Ha abbandonato per sette giorni il tiro alla fune con la città e Napoli è riemersa nella sua ineguagliabile vocazione autodistruttiva. Ora sta a lui scegliere cosa fare
L’unica speranza era che De Laurentiis tornasse De Laurentiis. Il Corriere dello Sport, oggi, con un corsivo di Antonio Giordano, ci offre la speranza, ci dice che il velo – che da una settimana è calato davanti agli occhi del presidente del Napoli – potrebbe lentamente sollevarsi. Sarebbe la conferma che Napoli può essere governata solo da lontano. Come del resto lui ha sempre saputo e fatto.

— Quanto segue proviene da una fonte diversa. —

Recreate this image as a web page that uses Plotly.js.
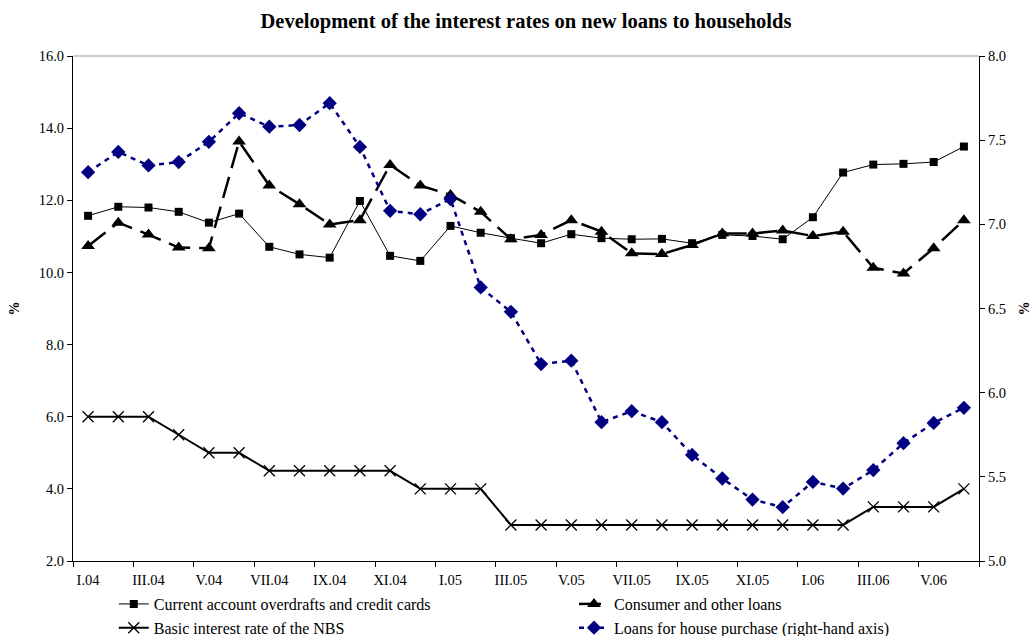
<!DOCTYPE html>
<html>
<head>
<meta charset="utf-8">
<script src="https://cdn.plot.ly/plotly-3.0.1.min.js"></script>
<style>html,body{margin:0;padding:0;background:#fff;}#chart{width:1034px;height:636px;}</style>
</head>
<body>
<div id="chart"></div>
<script>
const months = ['I.04','II.04','III.04','IV.04','V.04','VI.04','VII.04','VIII.04','IX.04','X.04','XI.04','XII.04',
                'I.05','II.05','III.05','IV.05','V.05','VI.05','VII.05','VIII.05','IX.05','X.05','XI.05','XII.05',
                'I.06','II.06','III.06','IV.06','V.06','VI.06'];
const overdrafts = [11.57,11.82,11.80,11.68,11.38,11.63,10.71,10.50,10.41,11.98,10.46,10.32,
                    11.29,11.10,10.95,10.81,11.06,10.95,10.92,10.93,10.81,11.04,11.01,10.92,
                    11.53,12.77,12.99,13.01,13.06,13.49];
const consumer = [10.73,11.38,11.05,10.69,10.67,13.63,12.41,11.89,11.33,11.45,12.98,12.41,
                  12.15,11.68,10.92,11.04,11.45,11.13,10.53,10.51,10.76,11.08,11.08,11.16,
                  11.01,11.13,10.13,9.97,10.67,11.45];
const nbsRate = [6,6,6,5.5,5,5,4.5,4.5,4.5,4.5,4.5,4,4,4,3,3,3,3,3,3,3,3,3,3,3,3,3.5,3.5,3.5,4];
const housing = [7.31,7.43,7.35,7.37,7.49,7.66,7.58,7.59,7.72,7.46,7.08,7.06,
                 7.15,6.625,6.48,6.17,6.19,5.825,5.89,5.825,5.63,5.49,5.365,5.32,
                 5.47,5.43,5.54,5.70,5.82,5.91];
const seriesNames = ['Current account overdrafts and credit cards','Consumer and other loans',
                     'Basic interest rate of the NBS','Loans for house purchase (right-hand axis)'];
const chartTitle = 'Development of the interest rates on new loans to households';

const xIdx = months.map((_, i) => i);
const tickIdx = xIdx.filter(i => i % 2 === 0);
const tickText = tickIdx.map(i => months[i]);
const FONT = 'Liberation Serif, Times New Roman, serif';

const traces = [
  {x: xIdx, y: overdrafts, name: seriesNames[0], type: 'scatter', mode: 'lines+markers', legend: 'legend',
   line: {color: '#000', width: 1}, marker: {symbol: 'square', size: 8, color: '#000'}},
  {x: xIdx, y: consumer, name: seriesNames[1], type: 'scatter', mode: 'lines+markers', legend: 'legend2',
   line: {color: '#000', width: 2.5, dash: '22px,9px'}, marker: {symbol: 'triangle-up', size: 12, color: '#000'}},
  {x: xIdx, y: nbsRate, name: seriesNames[2], type: 'scatter', mode: 'lines+markers', legend: 'legend',
   line: {color: '#000', width: 2}, marker: {symbol: 'x-thin-open', size: 11, color: '#000', line: {color: '#000', width: 1.3}}},
  {x: xIdx, y: housing, name: seriesNames[3], type: 'scatter', mode: 'lines+markers', yaxis: 'y2', legend: 'legend2',
   line: {color: '#000080', width: 2.5, dash: '5px,5px'}, marker: {symbol: 'diamond', size: 11, color: '#000080'}}
];

const legendCommon = {orientation: 'v', xanchor: 'left', y: -0.0515, yanchor: 'top',
  font: {family: FONT, size: 16, color: '#000'}, bgcolor: 'rgba(0,0,0,0)', traceorder: 'normal'};

const layout = {
  width: 1034, height: 636,
  paper_bgcolor: '#fff', plot_bgcolor: '#fff',
  margin: {l: 73, r: 55, t: 56, b: 75, autoexpand: false},
  font: {family: FONT, size: 14, color: '#000'},
  title: {text: '<b>' + chartTitle + '</b>', x: 0.5, xref: 'paper', y: 0.968, yanchor: 'middle',
          font: {family: FONT, size: 20.5, color: '#000'}},
  showlegend: true,
  legend: Object.assign({}, legendCommon, {x: 0.045}),
  legend2: Object.assign({}, legendCommon, {x: 0.553}),
  xaxis: {range: [-0.5, months.length - 0.5], tickmode: 'array', tickvals: tickIdx, ticktext: tickText,
          ticks: 'outside', ticklen: 6, tickcolor: 'rgba(0,0,0,0)', showgrid: false, zeroline: false,
          showline: true, linecolor: '#000', linewidth: 1, tickfont: {family: FONT, size: 14.5},
          minor: {tick0: -0.5, dtick: 2, ticks: 'outside', ticklen: 5, tickcolor: '#000', showgrid: false}},
  yaxis: {range: [2, 16], dtick: 2, tick0: 2, tickformat: '.1f', ticks: 'outside', ticklen: 5, tickcolor: '#000',
          showgrid: false, zeroline: false, showline: true, linecolor: '#000', linewidth: 1,
          tickfont: {family: FONT, size: 14.5},
          title: {text: '<b>%</b>', standoff: 15, font: {family: FONT, size: 14}}},
  yaxis2: {range: [5, 8], dtick: 0.5, tick0: 5, tickformat: '.1f', overlaying: 'y', side: 'right',
           ticks: 'outside', ticklen: 5, tickcolor: '#000', showgrid: false, zeroline: false,
           showline: true, linecolor: '#000', linewidth: 1, tickfont: {family: FONT, size: 14.5},
           title: {text: '<b>%</b>', standoff: 14, font: {family: FONT, size: 14}}},
  shapes: [{type: 'line', xref: 'paper', yref: 'paper', x0: 0, x1: 1, y0: 1, y1: 1,
            line: {color: '#999', width: 1}}]
};

Plotly.newPlot('chart', traces, layout, {displayModeBar: false, staticPlot: true});
</script>
</body>
</html>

Forse nemmeno De Laurentiis è fino in fondo consapevole dell’opera titanica che ha compiuto in questi quindici anni. In fin dei conti – siamo costretti a constatarlo con amarezza – anche lui risente dell’ambiente che permea la città, e non potrebbe essere altrimenti. Del resto ha inconsapevolmente creato l’unico vero fenomeno culturale cittadino degli ultimi quindici anni: il papponismo (da pappone, termine con cui viene apostrofato: da magistrati, primari, disoccupati, operai, impiegati, studenti, tutti). E nel brodo del papponismo è immerso.
È bastato un suo passo falso per creare uno scompiglio che adesso sì rischia di travolgere il Napoli. L’immagine è quella di un tiro alla fune: lui da una parte e la città dall’altra, con la città che ha sempre tirato a distruggere. Poi, forse perché stanco, un giorno De Laurentiis ha mollato. È successo dieci giorni fa, nella notte tra domenica e lunedì. Ha mandato il suo Napoli in ritiro. Ma, soprattutto – preferiamo metterla in questi termini – ha preso una decisione che ha finito col danneggiare la propria azienda.
Innanzitutto: ha destabilizzato la squadra; siamo certi che senza il suo intervento il Napoli avrebbe battuto il Salisburgo e quindi avrebbe messo al sicuro la qualificazione in Champions. Ed è il primo danno.
Poi, non ha messo in preventivo che i suoi dipendenti gli si rivoltassero contro. Del resto, ci perdonerà, non aveva capito fino in fondo che per un po’ di quei dipendenti andava favorita l’uscita dall’azienda. Un albero che dà frutti, va potato affinché ne dia di più, diceva quel tale che fece una brutta fine. Ed è il secondo danno, potremmo anche dire secondo e terzo. Non a caso, aggiungiamo, tutte decisioni che hanno accresciuto la sua popolarità.
Da lì, dalla sera dell’ammutinamento, De Laurentiis si è smarrito. È calato il velo. Si è attorcigliato in una spirale che non può portare da nessuna parte. La spirale della vendetta cieca. Una volta che ha mollato lui, Napoli è riemersa nella sua ineguagliabile vocazione autodistruttiva. La contestazione ai calciatori (da parte di cinquanta persone) che è stata trattata alla stregua di un cofferatiano corteo di tre milioni di manifestanti (tant’è vero che allo stadio nessuno ha contestato, c’era amarezza ma è un’altra cosa). Due episodi sospetti che hanno allertato un pool di magistrati della Procura di Napoli. Le mogli dei calciatori che sarebbero in fuga dalla città perché non si sentono al sicuro. Insomma Napoli nella sua forma più pura. Finalmente anche i media nazionali hanno potuto tirar fuori i prestampati sulla città rapace, tentacolare, gomorrosa.
Non ci dilunghiamo. La palla è in mano a De Laurentiis. Sta a lui decidere cosa fare della sua creatura. Se vuole esercitare lo ius primae noctis della distruzione, oppure se vuole tornare a tessere faticosamente la tela. Con tutti i limiti e gli errori che commette chi lavora per costruire: e qui c’è anche il ragionamento sul modello aziendale che però, va ricordato, fin qui ha funzionato. Non ci sorprenderemmo di nulla. Talvolta capita di avvertire improvvisamente una stanchezza mai conosciuta prima e di rendersi conto di non farcela più a reggere. È la storia dell’uomo. Noi, ovviamente, speriamo e crediamo che questo momento non sia giunto. Che De Laurentiis torni De Laurentiis e che, con la freddezza che gli è consueta, riporti la barca in porto, riduca al minimo i danni, gestisca con calma la situazione e poi riprenda il largo.